English English Indonesian Indonesian
oleh

Merasakan Kerumitan Kota Lewat Seni Performans

Oleh : Eka Besse Wulandari

“…seni tidak selamanya harus terlihat bagus,

tapi seni seharusnya membuatmu merasakan sesuatu…”

Saya tidak begitu ingat di mana pertama kali membaca kalimat itu, tapi saya selalu setuju. Setiap menikmati karya seni, saya fokus pada perasaanku sendiri. Apakah ada yang berbeda? Apa yang ingin seniman sampaikan pada saya lewat karyanya? Apa yang bisa kupelajari dari sini dan akankah mengubah cara pandangku terhadap kehidupan?
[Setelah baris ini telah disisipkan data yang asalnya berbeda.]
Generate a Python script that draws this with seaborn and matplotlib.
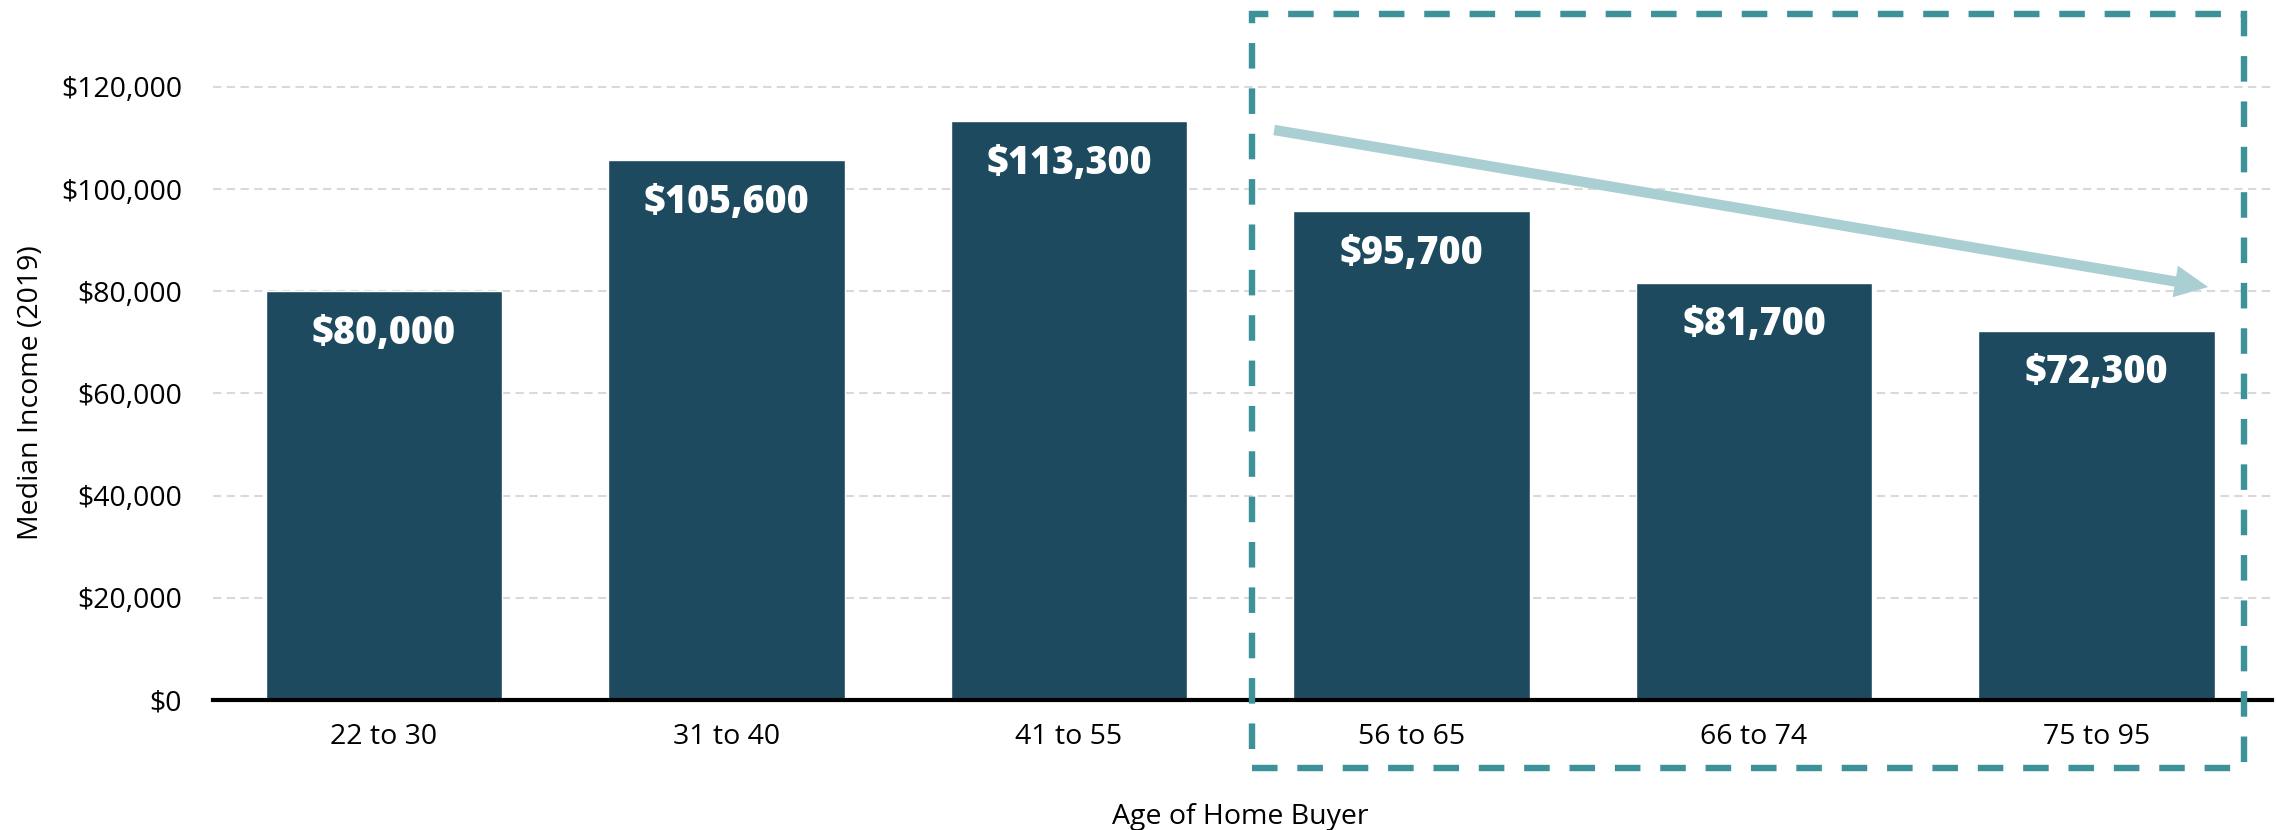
import matplotlib
matplotlib.use("Agg")
import matplotlib.pyplot as plt
import seaborn as sns
from matplotlib.patches import Rectangle
from matplotlib.ticker import FuncFormatter

# ---- data ----
categories = ["22 to 30", "31 to 40", "41 to 55", "56 to 65", "66 to 74", "75 to 95"]
values = [80000, 105600, 113300, 95700, 81700, 72300]
value_labels = ["$80,000", "$105,600", "$113,300", "$95,700", "$81,700", "$72,300"]
y_ticks = [0, 20000, 40000, 60000, 80000, 100000, 120000]

BAR = "#1d4a5e"
TEAL = "#3d9299"
ARROW = "#aacfd3"

sns.set_theme(style="white")
plt.rcParams["font.family"] = ["Open Sans", "DejaVu Sans"]

W, H = 2277, 830
fig = plt.figure(figsize=(W / 100, H / 100), dpi=100)
# pixel geometry
x0_px, step_px = 384.0, 342.5
base_px, px_per_k = 700.0, 5.11
xlim = (-0.5, 5.512)
ylim = (0, 125000)
left_px = x0_px + xlim[0] * step_px
right_px = x0_px + xlim[1] * step_px
top_px = base_px - ylim[1] / 1000 * px_per_k
ax = fig.add_axes([left_px / W, 1 - base_px / H, (right_px - left_px) / W, (base_px - top_px) / H])
ax_w, ax_h = right_px - left_px, base_px - top_px

sns.barplot(x=categories, y=values, color=BAR, saturation=1, width=0.69, ax=ax, zorder=2)
ax.set_xlim(*xlim)
ax.set_ylim(*ylim)
ax.set_yticks(y_ticks)
ax.yaxis.set_major_formatter(FuncFormatter(lambda v, p: f"${int(v):,}"))

for s in ["left", "top", "right"]:
    ax.spines[s].set_visible(False)
ax.spines["bottom"].set_color("black")
ax.spines["bottom"].set_linewidth(3)
ax.spines["bottom"].set_zorder(3)

ax.grid(axis="y", color="#d9d9d9", linewidth=1.5, linestyle=(0, (4, 2.6)), zorder=0)
ax.grid(axis="x", visible=False)
ax.set_axisbelow(True)

ax.tick_params(axis="y", length=0, pad=22, labelsize=20.5, colors="black")
ax.tick_params(axis="x", length=0, pad=16.5, labelsize=20.5, colors="black")

ax.set_xlabel("Age of Home Buyer", fontsize=20.5, color="black")
ax.set_ylabel("Median Income (2019)", fontsize=20.5, color="black")
ax.xaxis.set_label_coords((1240 - left_px) / ax_w, (base_px - 817) / ax_h)
ax.xaxis.label.set_va("center")
ax.yaxis.set_label_coords((31 - left_px) / ax_w, (base_px - 393) / ax_h)
ax.yaxis.label.set_va("center")

for i, (v, lab) in enumerate(zip(values, value_labels)):
    ax.annotate(lab, xy=(i, v), xytext=(0, -30.5), textcoords="offset points",
                ha="center", va="center", color="white", fontsize=27,
                fontweight=800, zorder=4)

# dashed highlight box
bx0, bx1 = (1252 - x0_px) / step_px, (2244 - x0_px) / step_px
by0, by1 = (base_px - 768) / px_per_k * 1000, (base_px - 14) / px_per_k * 1000
box = Rectangle((bx0, by0), bx1 - bx0, by1 - by0, fill=False,
                edgecolor=TEAL, linewidth=4.6, linestyle=(0, (4.0, 3.1)),
                clip_on=False, zorder=5)
ax.add_patch(box)

# trend arrow
ax.annotate("", xy=(5.326, 80820), xytext=(2.599, 111550),
            arrowprops=dict(arrowstyle="simple,head_length=2.4,head_width=2.3,tail_width=0.75",
                            mutation_scale=10, color=ARROW, shrinkA=0, shrinkB=0, lw=0),
            annotation_clip=False, zorder=4)

fig.savefig("out.png", dpi=100, facecolor="white")
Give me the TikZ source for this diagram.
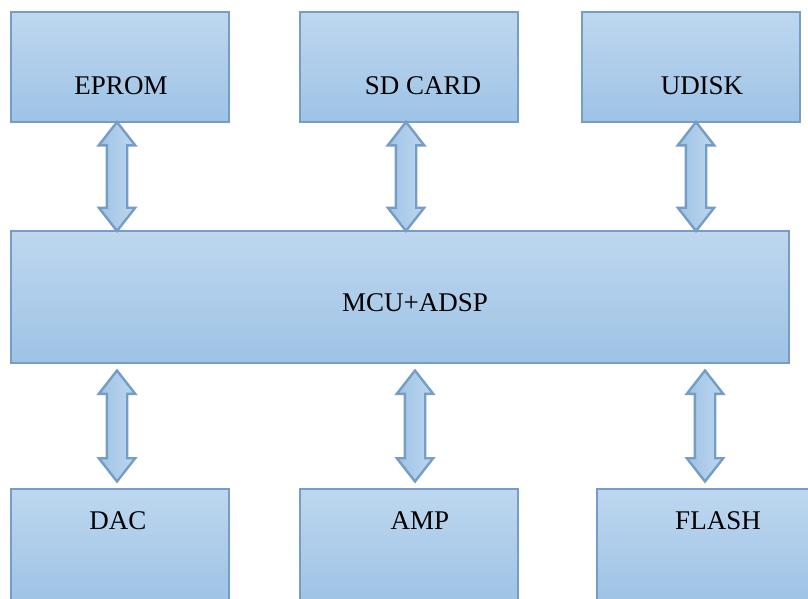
\documentclass[tikz,border=0pt]{standalone}
\usepackage{fontspec}
\setmainfont{Liberation Serif}
\usetikzlibrary{shapes.arrows,calc}
\definecolor{boxtop}{RGB}{190,215,239}
\definecolor{boxbot}{RGB}{158,195,229}
\definecolor{boxline}{RGB}{118,157,197}
\tikzset{
  blk/.style={draw=boxline, line width=2.6pt, top color=boxtop, bottom color=boxbot,
    minimum width=218pt, minimum height=110pt, inner sep=0pt},
  lbl/.style={font=\fontsize{27}{32}\selectfont, inner sep=0pt},
  dbl/.style={shape=double arrow, draw=boxline, line width=2.4pt, left color=boxbot, right color=boxtop,
    rotate=90, double arrow head extend=8pt, double arrow tip angle=76,
    inner sep=9pt}
}
\begin{document}
\begin{tikzpicture}[x=1pt,y=-1pt]
  \clip (0,0) rectangle (808,598);
  \node[blk] (EP) at (120,67) {};
  \node[blk] (SD) at (409,67) {};
  \node[blk] (UD) at (691,67) {};
  \node[blk, minimum width=778pt, minimum height=132pt] (MC) at (400,297) {};
  \node[blk, minimum height=112pt] (DA) at (120,545) {};
  \node[blk, minimum height=112pt] (AM) at (409,545) {};
  \node[blk, minimum height=112pt] (FL) at (706,545) {};

  \node[lbl] (tEP) at (121,86) {EPROM};
  \node[lbl] (tSD) at (423,86) {SD CARD};
  \node[lbl] (tUD) at (702,86) {UDISK};
  \node[lbl] (tMC) at (415,303) {MCU+ADSP};
  \node[lbl] (tDA) at (118,521) {DAC};
  \node[lbl] (tAM) at (420,521) {AMP};
  \node[lbl] (tFL) at (718,521) {FLASH};

  % bus arrows
  \node[dbl, minimum height=109pt] (aEP) at ($(EP.south)!.5!(EP.south|-MC.north)+(-3,0)$) {};
  \node[dbl, minimum height=109pt] (aSD) at ($(SD.south)!.5!(SD.south|-MC.north)+(-3,0)$) {};
  \node[dbl, minimum height=109pt] (aUD) at ($(UD.south)!.5!(UD.south|-MC.north)+(5,0)$) {};
  \node[dbl, minimum height=111pt] (aDA) at ($(DA.north|-MC.south)!.5!(DA.north)+(-3,0)$) {};
  \node[dbl, minimum height=111pt] (aAM) at ($(AM.north|-MC.south)!.5!(AM.north)+(6,0)$) {};
  \node[dbl, minimum height=111pt] (aFL) at ($(FL.north|-MC.south)!.5!(FL.north)+(-1,0)$) {};
\end{tikzpicture}
\end{document}
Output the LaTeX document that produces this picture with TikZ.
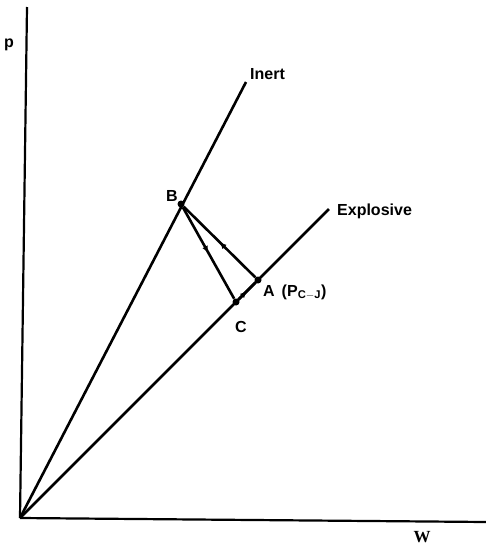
\documentclass[tikz,border=0pt]{standalone}
\usepackage{fontspec}
\setmainfont{Liberation Sans}
\newfontfamily\wfont{Liberation Serif}
\usetikzlibrary{decorations.markings,arrows.meta}
\begin{document}
\begin{tikzpicture}[x=1pt,y=-1pt,
  axis/.style={line width=2.2pt},
  ln/.style={line width=2.6pt},
  lbl/.style={font=\bfseries\fontsize{16}{16}\selectfont,inner sep=0pt},
  dotn/.style={circle,fill,inner sep=0pt,minimum size=7pt},
  midarrow/.style={postaction={decorate,decoration={markings,mark=at position 0.5 with {\arrow{Latex[length=7pt,width=6pt]}}}}}]
\useasboundingbox (0,0) rectangle (486,552);
\coordinate (O) at (20,518);
\coordinate (ytop) at (27,7);
\coordinate (xend) at (486,522);
\coordinate (inertEnd) at (246,82);
\coordinate (explEnd) at (329,209);
\node[dotn] (B) at (181,204) {};
\node[dotn] (A) at (258,280) {};
\node[dotn] (C) at (236,302) {};
\draw[axis] (O) -- (ytop);
\draw[axis] (O) -- (xend);
\draw[ln] (O) -- (inertEnd);
\draw[ln] (O) -- (explEnd);
\draw[ln,midarrow] (A) -- (B);
\draw[ln,midarrow] (B) -- (C);
\draw[ln,midarrow] (C) -- (A);
\node[lbl,anchor=west] (pl) at (4,45) {p};
\node[lbl,anchor=west] (il) at (250,74) {Inert};
\node[lbl,anchor=west] (el) at (337,211) {Explosive};
\node[lbl] (bl) at (172,196) {B};
\node[lbl,anchor=west] (al) at (263,292) {A\hspace{7pt}(P$_{\mathbf{C-J}}$)};
\node[lbl] (cl) at (241,327) {C};
\node[font=\wfont\bfseries\fontsize{17}{17}\selectfont,inner sep=0pt] (wl) at (422,537) {W};
\end{tikzpicture}
\end{document}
Sama seperti saat menikmati akhir pekan kemarin, dengan menyaksikan seni performans Kala Teater. Saya merasakan banyak hal yang mengaduk-aduk emosi selama itu.

Kala Teater mengadakan Proyek Kota dalam Teater (City in Theatre Project) sebuah proyek pembacaan isu-isu kota melalui riset terhadap warga kota yang dikerjakan telah sejak 2015 hingga nanti 2025. Dalam keterangan posternya, akan ada penampilan seni performans oleh 4 Performer yang telah menjalani Laboratorium Kota dalam Teater sejak April – Oktober.

Yang menarik perhatianku pertama kali adalah lokasinya bukan di panggung, melainkan di beberapa ruang publik. Seingatku, saya belum pernah menyaksikan secara langsung seni performans seperti itu.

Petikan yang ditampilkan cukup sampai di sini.